Marc Jacobs Criticized for Cultural Appropriation

By: Elizabeth Klein

Marc Jacobs closed 2016’s New York Fashion Week with a runway that everyone is talking about.  But this year, the designer’s outlandish clothing was not what had viewers buzzing–this year, it was about the hair.

At the show, Jacobs’s models all donned a head of pastel colored dreadlocks, created by Etsy shop owner Jena Counts.  This sparked controversy concerning whether or not Jacobs was culturally appropriating, since he used dreadlocks on white models while citing his inspiration for the style as Lana Wachowski–a white woman with locs of the same style–and fashion trends from the Harajuku district of Japan. When asked, Jacobs and his team denied any ties with Rasta culture.  This elicited outrage from many, and protesters claimed that this is cultural appropriation at its finest: taking ideas or means of expression from a culture without permission.  What made matters worse is that the two inspirations that Jacobs cited are cultural appropriators themselves.
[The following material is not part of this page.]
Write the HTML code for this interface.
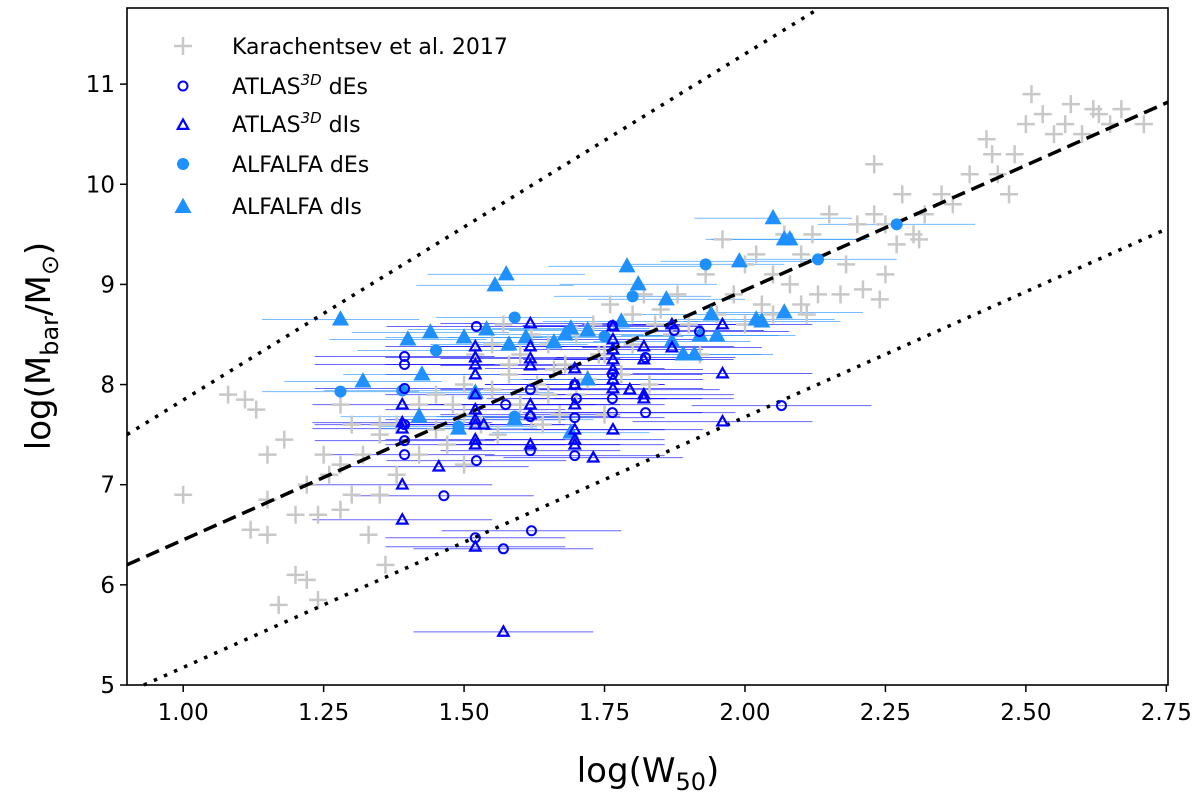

Faced with this backlash, Marc Jacobs took to Instagram in attempt to explain himself, but it just added fuel to the fire.  He stated, “And all who cry ‘cultural appropriation’ or whatever nonsense about any race or skin color wearing their hair in a particular style or manner – funny how you don’t criticize women of color for straightening their hair. I respect and am inspired by people and how they look. I don’t see color or race- I see people. I’m sorry to read that so many people are so narrow-minded…Love is the answer. Appreciation of all and inspiration from anywhere is a beautiful thing. Think about it.”

Angry readers argued that Marc Jacobs is not “colorblind.”  In truth, most of the models at his show are white.  Twitter user @MyLifeAsAD puts it plainly by Tweeting “Marc Jacobs doesn’t see color……until it’s time to select the models to walk his runway.”  Others cited a picture of a box of Marc Jacobs’ foundation that’s been floating around the Internet for a few weeks.  It shows almost two dozen bottles of foundation, except all but three are for white skin.  These examples have people questioning just how “colorblind” Marc Jacob truly is.

The second point brought up by many dissenters on social media is that when black people adopt the styles of white people, it’s cultural assimilation, not appropriation.  The difference between the two is that when black people “straight[en] their hair,” they’re doing it to fit into the white culture of which they are constantly surrounded.  They do it because their natural hair is not always as accepted in this country as white hair is, and to blend in and make themselves look more professional, they choose to assimilate.  But when white people wear their hair in dreadlocks or cornrows or any other culturally black style, they’re being offensive because they do not need to take styles from African-American culture to fit into society.  Twitter user @dopuhmean expressed this by saying “I guess this means People of Color (POC)  can wear our locs freely now and not be blocked from a promotion or job in general?

Others cite the example of when Disney star Zendaya wore her hair in dreadlocks to the 2015 Oscars.  Giuliana Rancic infamously commented on the style, saying “I feel like she smells like patchouli oil. Or weed! Yeah, maybe weed?”  Except when the white models like Kendall Jenner and Gigi Hadid walking the Marc Jacobs runway wore dreadlocks, they were praised for being “edgy.”  

This difference is what is ultimately making people so mad.  White people have the luxury of being able to wear whatever they want without worrying about prejudice.  But black people have to work on adopting aspects of white culture to curve some of the bias they receive.  And this is why the dreadlocks at the Marc Jacobs show were met with so much controversy. Many people feel that it is unacceptable for white people to be praised for looks that they took from minority groups, when at the same time, minority groups are discriminated against for those very things that make their culture what it is.